Un film de Werner Herzog sur la situation des enfants handicapés dans la RFA des années 70. On s'interroge sur leur intégration difficile dans la société, auprès des autres enfants notamment, et sur la manière qu'ils ont de vivre leur isolement, le regard des autres et, globalement, la mentalité d'un pays et d'une époque loin d'être au top, semble-t-il, en matière d'insertion.
Les enfants racontent leur manière de se distraire, d'occuper les journées. On peut rêvasser : une petite de 6 ans nous parle de sa passion pour les Indiens d'Amérique. .. mais une journée c'est long, nous dit-elle, on arrive vite à court de songes.
Il y a le dessin. Et le cinéma. Une bande de trois quatre jeunes en fauteuil ont un projet de film. L'un d'eux voudrait se filmer en train de voler dans un magasin, pour montrer qu'on les regarde toujours sans vraiment les voir.
_ Pourquoi n'as-tu pas tourné ce film ? Lui demande Herzog.
_ Parce que je ne peux pas filmer et voler en même temps.
Le film présente l'handicap sous l'angle de la solitude et de la difficulté à s'insérer, les difficultés de la vie quotidienne étant à peine abordées, sinon comme tout à fait surmontables. C'est en tout cas ainsi que les gamins semblent vouloir le présenter. C'est pourtant aussi la difficulté du quotidien, notamment les limites et les exigences du corps, qui crée la difficulté à aller vers l'autre.
Lorsque l'on regarde leurs dessins c'est, en tout cas, la solitude qui prime : ils se dessinent dans des cages, et les autres comme des poissons dans l'eau.
On fait ensuite un bond de plusieurs milliers de kilomètres, et même, pourrait-il sembler, de plusieurs dizaines d'années. On retrouve un professeur d'université aux États-Unis, victime de la polio à 17 ans, pas loin d'être aussi mobile qu'un tétraplégique. Il se débrouille grave au States. L'université est toute adaptée, avec des rampes partout, et son coloc lui fait sa toilette du matin en lui parlant de ses rencards de la veille. On lui a même bricolé sa bagnole, avec une passerelle électrique, un accroche-fauteuil au sol, une radio Cibie en cas de pépin, la conduite au volant, et un starter électrique. Petit côté DeLorean. C'est la mentalité des années 2000 avec la technologie des années 70, mise à profit maximum. "Merci la compétitivité", dit le monsieur.
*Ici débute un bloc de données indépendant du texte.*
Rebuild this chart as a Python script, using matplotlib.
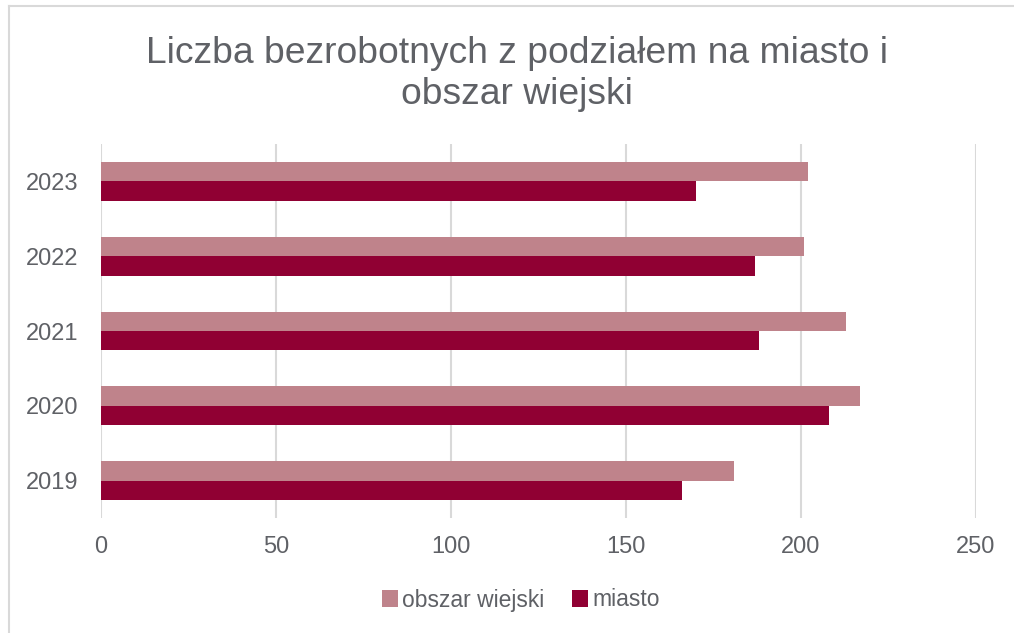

Pour une fois on est un peu d'accord (même si se pose alors la question de l'égalité des chances...).
Retour en RFA pour la fin du reportage. Des enfants qui n'ont pas de bras jouent sur la plage, Werner Herzog s'inquiète pour leur avenir.
En France aujourd'hui, et probablement en Allemagne, du chemin a été fait. Il y a toujours du boulot, cela dit, pour le handicap de l'enfance, et aussi pour la transition vers l'âge adulte, en matière de suivi et d'égalité des chances. Pour ce qui s'agit du regard des autres, il sera toujours dur de vaincre la peur ou la gêne face au handicap. Le cinéma aide un peu, parfois. Pas toujours. Mais je suis pas là pour balancer.